Copy nothing but the stretch that opens with the line containing "Rebuild this chart" and closes with the line containing "const yMin = 0, yMax = 1.6, yStep = 0.2;". Keep pictures out.

***** LISTED RECORDS *****

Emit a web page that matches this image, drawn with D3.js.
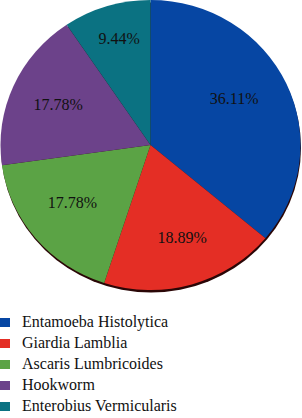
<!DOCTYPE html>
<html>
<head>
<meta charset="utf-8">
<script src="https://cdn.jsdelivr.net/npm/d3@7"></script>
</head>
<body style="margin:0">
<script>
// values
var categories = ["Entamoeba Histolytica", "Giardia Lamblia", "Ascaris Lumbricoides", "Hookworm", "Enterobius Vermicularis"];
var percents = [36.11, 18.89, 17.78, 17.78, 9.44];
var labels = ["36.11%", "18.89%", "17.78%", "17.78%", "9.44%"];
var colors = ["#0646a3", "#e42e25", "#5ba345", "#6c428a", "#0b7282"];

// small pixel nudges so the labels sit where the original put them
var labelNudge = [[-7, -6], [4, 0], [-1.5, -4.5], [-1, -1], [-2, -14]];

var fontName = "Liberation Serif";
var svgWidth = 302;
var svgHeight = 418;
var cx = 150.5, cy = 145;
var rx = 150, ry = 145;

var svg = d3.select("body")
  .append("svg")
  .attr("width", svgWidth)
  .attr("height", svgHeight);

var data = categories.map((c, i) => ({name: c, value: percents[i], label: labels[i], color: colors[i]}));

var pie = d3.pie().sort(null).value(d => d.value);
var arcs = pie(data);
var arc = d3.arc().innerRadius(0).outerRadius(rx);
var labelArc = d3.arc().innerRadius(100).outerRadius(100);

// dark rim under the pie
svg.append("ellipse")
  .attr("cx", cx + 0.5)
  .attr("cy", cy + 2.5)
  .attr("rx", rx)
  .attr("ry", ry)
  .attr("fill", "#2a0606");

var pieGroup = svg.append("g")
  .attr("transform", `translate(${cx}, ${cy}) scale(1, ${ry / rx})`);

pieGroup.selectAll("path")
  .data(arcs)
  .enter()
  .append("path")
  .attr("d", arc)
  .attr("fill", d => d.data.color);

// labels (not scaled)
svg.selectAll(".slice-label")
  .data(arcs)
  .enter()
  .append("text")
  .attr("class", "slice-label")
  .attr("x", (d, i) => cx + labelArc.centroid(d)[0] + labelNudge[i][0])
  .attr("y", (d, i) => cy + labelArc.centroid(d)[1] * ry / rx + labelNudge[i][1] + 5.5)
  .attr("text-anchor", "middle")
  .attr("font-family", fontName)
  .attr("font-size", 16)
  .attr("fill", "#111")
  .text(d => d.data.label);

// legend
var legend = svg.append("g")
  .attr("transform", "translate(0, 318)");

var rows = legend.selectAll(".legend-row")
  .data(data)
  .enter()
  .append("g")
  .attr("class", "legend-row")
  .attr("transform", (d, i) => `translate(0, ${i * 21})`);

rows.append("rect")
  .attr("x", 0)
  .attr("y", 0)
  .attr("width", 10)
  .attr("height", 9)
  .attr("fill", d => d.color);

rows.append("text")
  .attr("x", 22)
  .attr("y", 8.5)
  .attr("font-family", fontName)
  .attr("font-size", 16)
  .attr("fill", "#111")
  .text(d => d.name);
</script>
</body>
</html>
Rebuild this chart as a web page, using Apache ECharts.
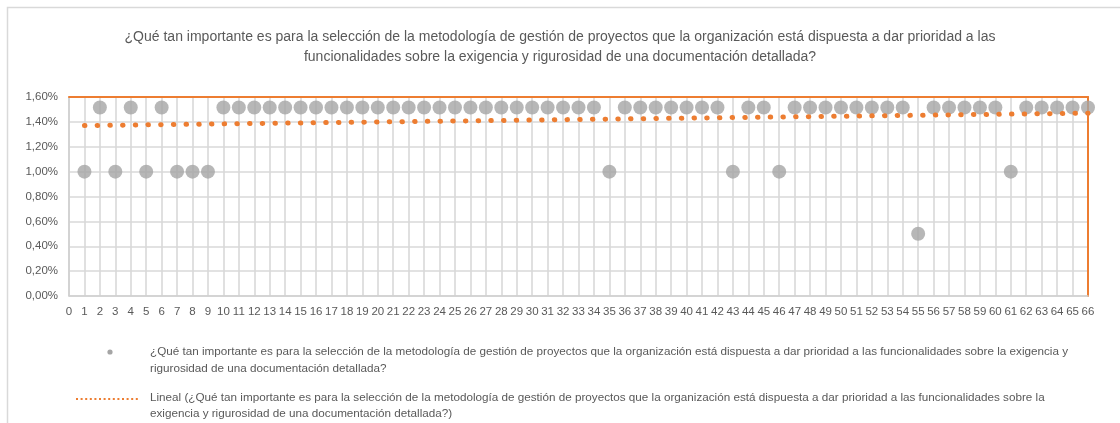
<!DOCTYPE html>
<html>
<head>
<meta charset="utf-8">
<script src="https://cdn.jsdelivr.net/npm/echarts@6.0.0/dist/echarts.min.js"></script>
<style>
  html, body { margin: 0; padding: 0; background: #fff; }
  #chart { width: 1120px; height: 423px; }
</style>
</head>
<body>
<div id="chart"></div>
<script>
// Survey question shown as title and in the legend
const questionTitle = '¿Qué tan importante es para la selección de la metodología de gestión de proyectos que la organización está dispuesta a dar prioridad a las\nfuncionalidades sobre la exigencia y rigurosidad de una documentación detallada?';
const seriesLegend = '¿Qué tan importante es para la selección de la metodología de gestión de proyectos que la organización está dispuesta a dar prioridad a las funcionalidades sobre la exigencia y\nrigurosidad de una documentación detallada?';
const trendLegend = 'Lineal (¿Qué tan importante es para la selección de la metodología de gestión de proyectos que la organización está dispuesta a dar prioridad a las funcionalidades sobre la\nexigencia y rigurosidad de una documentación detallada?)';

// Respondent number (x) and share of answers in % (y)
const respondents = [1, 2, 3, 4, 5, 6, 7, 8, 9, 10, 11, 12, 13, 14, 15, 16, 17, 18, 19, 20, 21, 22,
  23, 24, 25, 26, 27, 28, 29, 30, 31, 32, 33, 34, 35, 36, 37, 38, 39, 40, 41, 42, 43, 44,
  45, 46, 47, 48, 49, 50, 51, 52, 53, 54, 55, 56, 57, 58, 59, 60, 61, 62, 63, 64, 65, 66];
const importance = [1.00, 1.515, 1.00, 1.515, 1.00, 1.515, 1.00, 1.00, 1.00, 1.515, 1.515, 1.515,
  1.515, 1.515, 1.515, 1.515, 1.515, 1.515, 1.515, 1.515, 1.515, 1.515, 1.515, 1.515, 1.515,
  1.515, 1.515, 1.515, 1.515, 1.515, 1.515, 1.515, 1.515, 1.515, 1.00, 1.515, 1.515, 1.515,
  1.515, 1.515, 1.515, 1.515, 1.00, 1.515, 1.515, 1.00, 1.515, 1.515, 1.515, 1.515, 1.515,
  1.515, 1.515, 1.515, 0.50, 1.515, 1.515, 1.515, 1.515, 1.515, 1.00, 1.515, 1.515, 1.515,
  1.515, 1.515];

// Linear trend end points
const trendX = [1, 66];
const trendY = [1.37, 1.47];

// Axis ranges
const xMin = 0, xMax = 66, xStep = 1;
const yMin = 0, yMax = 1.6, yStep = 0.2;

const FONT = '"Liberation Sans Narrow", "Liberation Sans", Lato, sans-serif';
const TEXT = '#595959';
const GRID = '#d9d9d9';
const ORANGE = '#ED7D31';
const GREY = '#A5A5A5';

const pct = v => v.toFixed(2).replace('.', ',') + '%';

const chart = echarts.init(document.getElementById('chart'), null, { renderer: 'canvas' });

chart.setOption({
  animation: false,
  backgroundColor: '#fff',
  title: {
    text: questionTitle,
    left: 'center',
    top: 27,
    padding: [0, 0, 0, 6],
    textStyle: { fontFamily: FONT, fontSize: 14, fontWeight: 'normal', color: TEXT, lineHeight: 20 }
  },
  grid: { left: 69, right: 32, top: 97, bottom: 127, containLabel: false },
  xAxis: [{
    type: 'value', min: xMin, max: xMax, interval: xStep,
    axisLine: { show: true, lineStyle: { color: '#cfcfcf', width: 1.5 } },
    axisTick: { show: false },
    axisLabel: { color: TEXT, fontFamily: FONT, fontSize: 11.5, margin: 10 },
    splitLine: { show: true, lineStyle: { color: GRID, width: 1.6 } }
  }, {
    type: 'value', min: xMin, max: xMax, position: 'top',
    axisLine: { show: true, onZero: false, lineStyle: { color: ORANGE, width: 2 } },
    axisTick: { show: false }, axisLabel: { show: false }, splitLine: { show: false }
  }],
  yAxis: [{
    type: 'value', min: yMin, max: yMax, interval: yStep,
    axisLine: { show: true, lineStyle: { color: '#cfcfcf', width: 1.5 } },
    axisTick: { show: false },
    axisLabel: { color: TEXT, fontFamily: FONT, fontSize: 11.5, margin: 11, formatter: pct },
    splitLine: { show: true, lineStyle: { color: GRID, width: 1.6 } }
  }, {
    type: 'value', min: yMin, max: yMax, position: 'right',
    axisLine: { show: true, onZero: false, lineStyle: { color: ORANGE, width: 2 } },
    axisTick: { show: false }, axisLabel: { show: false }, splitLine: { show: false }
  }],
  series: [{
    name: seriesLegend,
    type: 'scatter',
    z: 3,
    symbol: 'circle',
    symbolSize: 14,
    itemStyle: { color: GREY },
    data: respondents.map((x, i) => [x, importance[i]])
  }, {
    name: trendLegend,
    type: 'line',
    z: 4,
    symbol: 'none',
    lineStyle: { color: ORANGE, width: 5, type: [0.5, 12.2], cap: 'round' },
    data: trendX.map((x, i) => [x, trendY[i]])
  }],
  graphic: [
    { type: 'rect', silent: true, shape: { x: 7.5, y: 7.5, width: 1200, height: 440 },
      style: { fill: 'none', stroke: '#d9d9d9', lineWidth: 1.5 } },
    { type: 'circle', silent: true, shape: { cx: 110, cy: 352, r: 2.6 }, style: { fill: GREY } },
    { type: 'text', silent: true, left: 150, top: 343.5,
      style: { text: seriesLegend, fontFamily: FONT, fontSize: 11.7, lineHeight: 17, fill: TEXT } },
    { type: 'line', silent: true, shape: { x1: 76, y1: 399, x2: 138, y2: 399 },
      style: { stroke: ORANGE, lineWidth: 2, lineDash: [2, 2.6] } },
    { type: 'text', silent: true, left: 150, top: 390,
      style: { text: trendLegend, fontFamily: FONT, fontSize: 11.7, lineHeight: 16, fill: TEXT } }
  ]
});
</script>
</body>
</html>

*****
***** LISTED RECORDS *****

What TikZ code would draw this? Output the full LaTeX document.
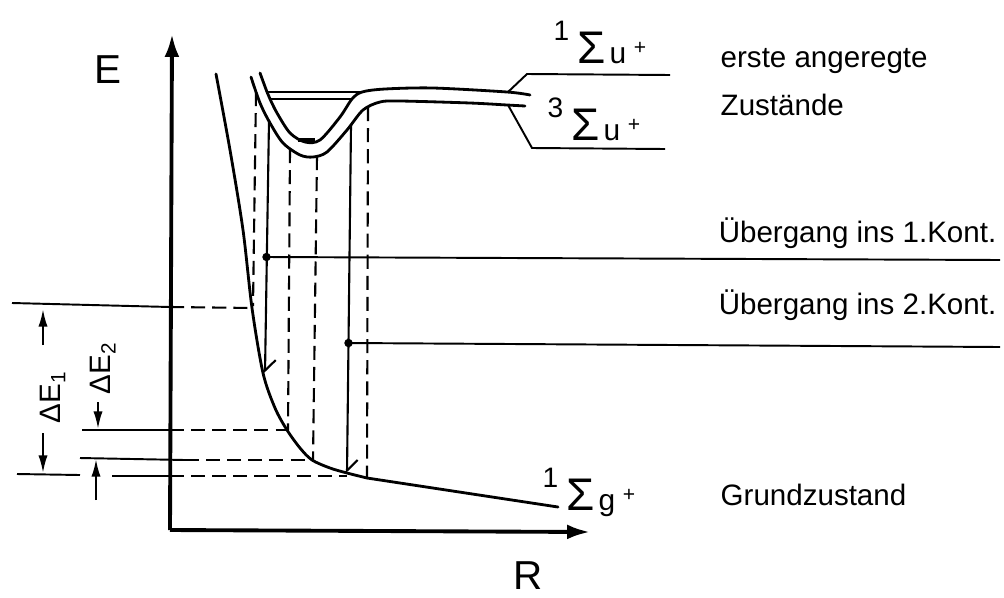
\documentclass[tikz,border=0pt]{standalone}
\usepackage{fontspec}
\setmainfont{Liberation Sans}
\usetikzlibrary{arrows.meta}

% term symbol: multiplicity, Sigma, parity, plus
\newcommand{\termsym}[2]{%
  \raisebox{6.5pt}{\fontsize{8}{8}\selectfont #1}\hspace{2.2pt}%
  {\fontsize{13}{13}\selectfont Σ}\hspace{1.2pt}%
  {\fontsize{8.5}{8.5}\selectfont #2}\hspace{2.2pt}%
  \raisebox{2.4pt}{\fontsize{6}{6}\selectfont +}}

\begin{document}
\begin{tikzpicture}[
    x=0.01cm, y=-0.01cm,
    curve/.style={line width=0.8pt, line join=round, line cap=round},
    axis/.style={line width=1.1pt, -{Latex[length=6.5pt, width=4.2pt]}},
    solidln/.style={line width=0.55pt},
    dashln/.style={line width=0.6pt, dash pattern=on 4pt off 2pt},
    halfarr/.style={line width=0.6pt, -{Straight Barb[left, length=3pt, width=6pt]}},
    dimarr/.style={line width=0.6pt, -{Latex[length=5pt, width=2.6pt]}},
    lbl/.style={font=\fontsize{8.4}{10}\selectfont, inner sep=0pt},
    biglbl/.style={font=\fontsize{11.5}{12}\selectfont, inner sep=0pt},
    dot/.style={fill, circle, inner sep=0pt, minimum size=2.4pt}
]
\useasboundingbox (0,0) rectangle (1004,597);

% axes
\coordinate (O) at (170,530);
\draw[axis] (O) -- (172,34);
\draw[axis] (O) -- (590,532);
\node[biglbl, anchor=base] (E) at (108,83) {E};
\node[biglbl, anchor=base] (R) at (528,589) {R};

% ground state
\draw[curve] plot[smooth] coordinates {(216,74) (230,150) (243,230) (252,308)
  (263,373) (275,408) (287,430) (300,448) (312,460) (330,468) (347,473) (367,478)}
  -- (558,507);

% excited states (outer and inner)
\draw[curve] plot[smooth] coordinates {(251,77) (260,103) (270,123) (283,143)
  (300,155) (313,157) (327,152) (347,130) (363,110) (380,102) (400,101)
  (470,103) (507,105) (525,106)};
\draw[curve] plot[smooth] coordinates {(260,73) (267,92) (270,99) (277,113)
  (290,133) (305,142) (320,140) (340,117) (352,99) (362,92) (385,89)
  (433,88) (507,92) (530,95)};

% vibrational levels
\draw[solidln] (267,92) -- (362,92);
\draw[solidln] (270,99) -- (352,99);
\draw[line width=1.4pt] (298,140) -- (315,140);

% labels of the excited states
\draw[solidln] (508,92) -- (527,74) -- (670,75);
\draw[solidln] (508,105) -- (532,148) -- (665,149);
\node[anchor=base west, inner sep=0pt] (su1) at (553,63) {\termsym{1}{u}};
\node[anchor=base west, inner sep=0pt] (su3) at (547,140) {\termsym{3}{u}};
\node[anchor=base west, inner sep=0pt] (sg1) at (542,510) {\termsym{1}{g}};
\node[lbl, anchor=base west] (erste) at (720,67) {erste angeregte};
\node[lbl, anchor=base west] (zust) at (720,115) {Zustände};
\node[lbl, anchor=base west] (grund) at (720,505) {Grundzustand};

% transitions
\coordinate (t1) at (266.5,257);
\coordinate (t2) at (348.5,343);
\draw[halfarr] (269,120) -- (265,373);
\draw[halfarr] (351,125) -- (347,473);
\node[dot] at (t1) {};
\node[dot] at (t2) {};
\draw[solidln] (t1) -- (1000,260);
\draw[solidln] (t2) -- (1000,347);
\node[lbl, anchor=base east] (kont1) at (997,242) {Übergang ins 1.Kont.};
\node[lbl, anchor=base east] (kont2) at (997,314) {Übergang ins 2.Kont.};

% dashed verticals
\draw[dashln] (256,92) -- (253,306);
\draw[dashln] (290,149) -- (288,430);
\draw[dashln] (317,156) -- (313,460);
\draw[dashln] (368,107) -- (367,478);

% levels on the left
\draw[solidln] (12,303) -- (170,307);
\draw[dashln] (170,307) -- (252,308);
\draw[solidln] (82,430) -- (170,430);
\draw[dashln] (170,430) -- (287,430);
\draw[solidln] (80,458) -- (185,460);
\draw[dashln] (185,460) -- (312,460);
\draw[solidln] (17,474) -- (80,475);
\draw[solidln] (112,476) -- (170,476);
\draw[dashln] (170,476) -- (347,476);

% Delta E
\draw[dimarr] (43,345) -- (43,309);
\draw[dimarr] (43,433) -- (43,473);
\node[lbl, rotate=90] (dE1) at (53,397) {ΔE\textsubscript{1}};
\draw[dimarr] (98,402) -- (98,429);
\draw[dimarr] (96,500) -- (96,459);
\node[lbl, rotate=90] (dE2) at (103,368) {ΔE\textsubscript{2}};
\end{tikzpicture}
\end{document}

*****

- _TASK SOLUTION_:
Rebuild this chart as a web page, using Apache ECharts.
<!DOCTYPE html>
<html>
<head>
<meta charset="utf-8">
<script src="https://cdn.jsdelivr.net/npm/echarts@6.0.0/dist/echarts.min.js"></script>
<style>
  html, body { margin: 0; padding: 0; background: #fff; }
  #chart { width: 1120px; height: 423px; }
</style>
</head>
<body>
<div id="chart"></div>
<script>
// Survey question shown as title and in the legend
const questionTitle = '¿Qué tan importante es para la selección de la metodología de gestión de proyectos que la organización está dispuesta a dar prioridad a las\nfuncionalidades sobre la exigencia y rigurosidad de una documentación detallada?';
const seriesLegend = '¿Qué tan importante es para la selección de la metodología de gestión de proyectos que la organización está dispuesta a dar prioridad a las funcionalidades sobre la exigencia y\nrigurosidad de una documentación detallada?';
const trendLegend = 'Lineal (¿Qué tan importante es para la selección de la metodología de gestión de proyectos que la organización está dispuesta a dar prioridad a las funcionalidades sobre la\nexigencia y rigurosidad de una documentación detallada?)';

// Respondent number (x) and share of answers in % (y)
const respondents = [1, 2, 3, 4, 5, 6, 7, 8, 9, 10, 11, 12, 13, 14, 15, 16, 17, 18, 19, 20, 21, 22,
  23, 24, 25, 26, 27, 28, 29, 30, 31, 32, 33, 34, 35, 36, 37, 38, 39, 40, 41, 42, 43, 44,
  45, 46, 47, 48, 49, 50, 51, 52, 53, 54, 55, 56, 57, 58, 59, 60, 61, 62, 63, 64, 65, 66];
const importance = [1.00, 1.515, 1.00, 1.515, 1.00, 1.515, 1.00, 1.00, 1.00, 1.515, 1.515, 1.515,
  1.515, 1.515, 1.515, 1.515, 1.515, 1.515, 1.515, 1.515, 1.515, 1.515, 1.515, 1.515, 1.515,
  1.515, 1.515, 1.515, 1.515, 1.515, 1.515, 1.515, 1.515, 1.515, 1.00, 1.515, 1.515, 1.515,
  1.515, 1.515, 1.515, 1.515, 1.00, 1.515, 1.515, 1.00, 1.515, 1.515, 1.515, 1.515, 1.515,
  1.515, 1.515, 1.515, 0.50, 1.515, 1.515, 1.515, 1.515, 1.515, 1.00, 1.515, 1.515, 1.515,
  1.515, 1.515];

// Linear trend end points
const trendX = [1, 66];
const trendY = [1.37, 1.47];

// Axis ranges
const xMin = 0, xMax = 66, xStep = 1;
const yMin = 0, yMax = 1.6, yStep = 0.2;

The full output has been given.